### Supplied information
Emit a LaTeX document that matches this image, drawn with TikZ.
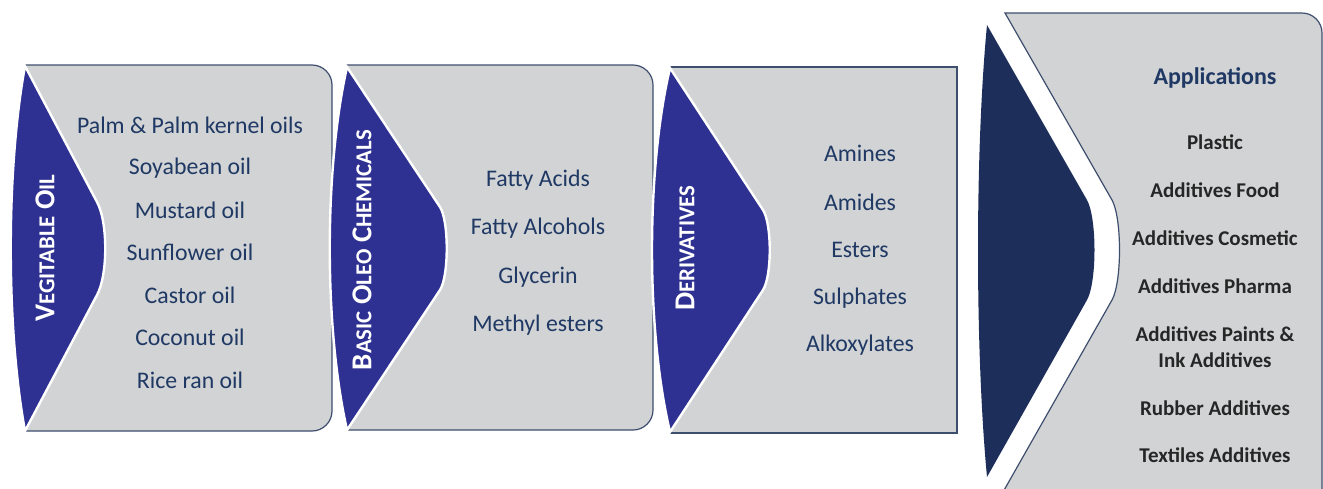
\documentclass[tikz,border=0pt]{standalone}
\usepackage{fontspec}
\setmainfont{Carlito}
\usepackage{tikz}

\definecolor{indaco}{HTML}{2E3192}
\definecolor{blunotte}{HTML}{1C2E59}
\definecolor{grigio}{HTML}{D1D3D4}
\definecolor{testo}{HTML}{1F3864}
\definecolor{bordo}{HTML}{3E4E6E}
\definecolor{scuro}{HTML}{262626}

\newcommand{\pc}[1]{{\fontsize{11.4}{13}\selectfont #1}}

\tikzset{
    pannello/.style={fill=grigio, draw=bordo, line width=0.6pt},
    punta/.style={fill=indaco, draw=white, line width=1.2pt},
    titolo/.style={text=white, rotate=90, inner sep=0pt, font=\bfseries\fontsize{14.4}{16}\selectfont},
    voce/.style={text=testo, inner sep=0pt, font=\fontsize{11.9}{13}\selectfont},
    uso/.style={text=scuro, inner sep=0pt, align=center, font=\bfseries\fontsize{10.5}{13}\selectfont}
}

\begin{document}
\begin{tikzpicture}[x=0.5pt, y=-0.5pt]
        \useasboundingbox (0,0) rectangle (1323,488);

        % Pannelli
        \draw[pannello] (25,65) -- (312,65) .. controls (323,65) and (332,74) .. (332,85) -- (332,411) .. controls (332,422) and (323,431) .. (312,431) -- (25,431) -- cycle;
        \draw[punta] (25,66) .. controls (6,170) and (6,327) .. (25,431) -- (97,295) .. controls (108,275) and (108,222) .. (97,202) -- cycle;

        \draw[pannello] (347,65) -- (633,65) .. controls (644,65) and (653,74) .. (653,85) -- (653,410) .. controls (653,421) and (644,430) .. (633,430) -- (347,430) -- cycle;
        \draw[punta] (347,67) .. controls (324,170) and (324,327) .. (347,430) -- (440,290) .. controls (449,276) and (449,221) .. (440,207) -- cycle;

        \draw[pannello] (670,67) -- (957,67) -- (957,433) -- (670,433) -- cycle;
        \draw[punta] (670,68) .. controls (646,170) and (646,330) .. (670,432) -- (763,290) .. controls (772,276) and (772,224) .. (763,210) -- cycle;

        \draw[pannello] (1005,13) -- (1302,13) .. controls (1313,13) and (1322,22) .. (1322,33) -- (1322,492) -- (1003,492) -- (1112,300) .. controls (1122,282) and (1122,218) .. (1112,200) -- cycle;
        \fill[blunotte] (987,25) .. controls (975,150) and (975,350) .. (987,477) -- (1087,300) .. controls (1097,282) and (1097,218) .. (1087,200) -- cycle;

        % Titoli
        \node[titolo] (oli) at (45,248) {V\pc{EGITABLE} O\pc{IL}};
        \node[titolo] (basici) at (362,250) {B\pc{ASIC} O\pc{LEO} C\pc{HEMICALS}};
        \node[titolo] (derivati) at (685,248) {D\pc{ERIVATIVES}};

        % Oli vegetali
        \node[voce] (palma) at (190,125) {Palm \& Palm kernel oils};
        \node[voce] (soia) at (190,168) {Soyabean oil};
        \node[voce] (senape) at (190,210) {Mustard oil};
        \node[voce] (girasole) at (190,252) {Sunflower oil};
        \node[voce] (ricino) at (190,295) {Castor oil};
        \node[voce] (cocco) at (190,337) {Coconut oil};
        \node[voce] (riso) at (190,380) {Rice ran oil};

        % Oleochimici di base
        \node[voce] (acidi) at (538,180) {Fatty Acids};
        \node[voce] (alcoli) at (538,228) {Fatty Alcohols};
        \node[voce] (glicerina) at (538,277) {Glycerin};
        \node[voce] (esteri) at (538,325) {Methyl esters};

        % Derivati
        \node[voce] (ammine) at (860,153) {Amines};
        \node[voce] (ammidi) at (860,202) {Amides};
        \node[voce] (esterid) at (860,250) {Esters};
        \node[voce] (solfati) at (860,298) {Sulphates};
        \node[voce] (alcossilati) at (860,345) {Alkoxylates};

        % Applicazioni
        \node[voce, font=\bfseries\fontsize{12}{14}\selectfont] (applicazioni) at (1215,78) {Applications};
        \node[uso] (plastica) at (1215,142) {Plastic};
        \node[uso] (cibo) at (1215,190) {Additives Food};
        \node[uso] (cosmetica) at (1215,238) {Additives Cosmetic};
        \node[uso] (farmaci) at (1215,286) {Additives Pharma};
        \node[uso] (vernici) at (1215,347) {Additives Paints \&\\Ink Additives};
        \node[uso] (gomma) at (1215,408) {Rubber Additives};
        \node[uso] (tessili) at (1215,455) {Textiles Additives};

    \end{tikzpicture}
\end{document}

### Work to complete
Without the pictures, retype the whole of the material above exactly.

### Result
Emit a LaTeX document that matches this image, drawn with TikZ.
\documentclass[tikz,border=0pt]{standalone}
\usepackage{fontspec}
\setmainfont{Carlito}
\usepackage{tikz}

\definecolor{indaco}{HTML}{2E3192}
\definecolor{blunotte}{HTML}{1C2E59}
\definecolor{grigio}{HTML}{D1D3D4}
\definecolor{testo}{HTML}{1F3864}
\definecolor{bordo}{HTML}{3E4E6E}
\definecolor{scuro}{HTML}{262626}

\newcommand{\pc}[1]{{\fontsize{11.4}{13}\selectfont #1}}

\tikzset{
    pannello/.style={fill=grigio, draw=bordo, line width=0.6pt},
    punta/.style={fill=indaco, draw=white, line width=1.2pt},
    titolo/.style={text=white, rotate=90, inner sep=0pt, font=\bfseries\fontsize{14.4}{16}\selectfont},
    voce/.style={text=testo, inner sep=0pt, font=\fontsize{11.9}{13}\selectfont},
    uso/.style={text=scuro, inner sep=0pt, align=center, font=\bfseries\fontsize{10.5}{13}\selectfont}
}

\begin{document}
\begin{tikzpicture}[x=0.5pt, y=-0.5pt]
        \useasboundingbox (0,0) rectangle (1323,488);

        % Pannelli
        \draw[pannello] (25,65) -- (312,65) .. controls (323,65) and (332,74) .. (332,85) -- (332,411) .. controls (332,422) and (323,431) .. (312,431) -- (25,431) -- cycle;
        \draw[punta] (25,66) .. controls (6,170) and (6,327) .. (25,431) -- (97,295) .. controls (108,275) and (108,222) .. (97,202) -- cycle;

        \draw[pannello] (347,65) -- (633,65) .. controls (644,65) and (653,74) .. (653,85) -- (653,410) .. controls (653,421) and (644,430) .. (633,430) -- (347,430) -- cycle;
        \draw[punta] (347,67) .. controls (324,170) and (324,327) .. (347,430) -- (440,290) .. controls (449,276) and (449,221) .. (440,207) -- cycle;

        \draw[pannello] (670,67) -- (957,67) -- (957,433) -- (670,433) -- cycle;
        \draw[punta] (670,68) .. controls (646,170) and (646,330) .. (670,432) -- (763,290) .. controls (772,276) and (772,224) .. (763,210) -- cycle;

        \draw[pannello] (1005,13) -- (1302,13) .. controls (1313,13) and (1322,22) .. (1322,33) -- (1322,492) -- (1003,492) -- (1112,300) .. controls (1122,282) and (1122,218) .. (1112,200) -- cycle;
        \fill[blunotte] (987,25) .. controls (975,150) and (975,350) .. (987,477) -- (1087,300) .. controls (1097,282) and (1097,218) .. (1087,200) -- cycle;

        % Titoli
        \node[titolo] (oli) at (45,248) {V\pc{EGITABLE} O\pc{IL}};
        \node[titolo] (basici) at (362,250) {B\pc{ASIC} O\pc{LEO} C\pc{HEMICALS}};
        \node[titolo] (derivati) at (685,248) {D\pc{ERIVATIVES}};

        % Oli vegetali
        \node[voce] (palma) at (190,125) {Palm \& Palm kernel oils};
        \node[voce] (soia) at (190,168) {Soyabean oil};
        \node[voce] (senape) at (190,210) {Mustard oil};
        \node[voce] (girasole) at (190,252) {Sunflower oil};
        \node[voce] (ricino) at (190,295) {Castor oil};
        \node[voce] (cocco) at (190,337) {Coconut oil};
        \node[voce] (riso) at (190,380) {Rice ran oil};

        % Oleochimici di base
        \node[voce] (acidi) at (538,180) {Fatty Acids};
        \node[voce] (alcoli) at (538,228) {Fatty Alcohols};
        \node[voce] (glicerina) at (538,277) {Glycerin};
        \node[voce] (esteri) at (538,325) {Methyl esters};

        % Derivati
        \node[voce] (ammine) at (860,153) {Amines};
        \node[voce] (ammidi) at (860,202) {Amides};
        \node[voce] (esterid) at (860,250) {Esters};
        \node[voce] (solfati) at (860,298) {Sulphates};
        \node[voce] (alcossilati) at (860,345) {Alkoxylates};

        % Applicazioni
        \node[voce, font=\bfseries\fontsize{12}{14}\selectfont] (applicazioni) at (1215,78) {Applications};
        \node[uso] (plastica) at (1215,142) {Plastic};
        \node[uso] (cibo) at (1215,190) {Additives Food};
        \node[uso] (cosmetica) at (1215,238) {Additives Cosmetic};
        \node[uso] (farmaci) at (1215,286) {Additives Pharma};
        \node[uso] (vernici) at (1215,347) {Additives Paints \&\\Ink Additives};
        \node[uso] (gomma) at (1215,408) {Rubber Additives};
        \node[uso] (tessili) at (1215,455) {Textiles Additives};

    \end{tikzpicture}
\end{document}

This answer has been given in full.